Going back and thinking about yesterday when I was waiting for the train, maybe I didn’t necessarily want someone to put there arm around me. Perhaps I wanted to put my arm around someone else. Isn’t that more likely for me? Afterall I’ve been thinking about all of the people- more than just the ones mentioned above- that need my support these days. Maybe I just wanted one of them to be beside me, to put my arm around them? I don’t know. Remembering that moment, I definitely wanted an arm around me. Perhaps I’m finally ready to let someone be there for me?

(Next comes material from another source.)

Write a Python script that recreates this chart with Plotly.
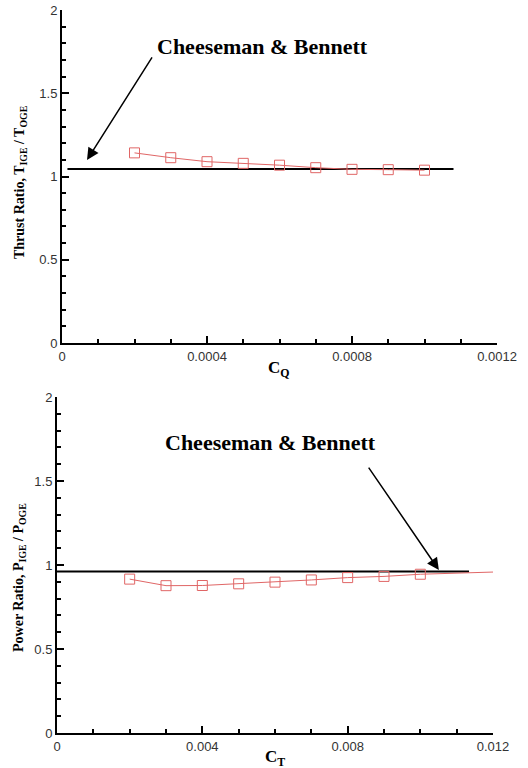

Dating back to my teenage years, I’ve struggled to find people who I could trust and really open up to. All of these friends that I praise in my blog posts- the four above being included- have really helped me breathe again. They’ve showed me that not only can some people be trusted, but that I need to be able to confide in others to be by my mind; to let them put their arm around me. One day, hopefully sooner than later, that arm will belong to a cute guy that does like me for me. Flaws and all.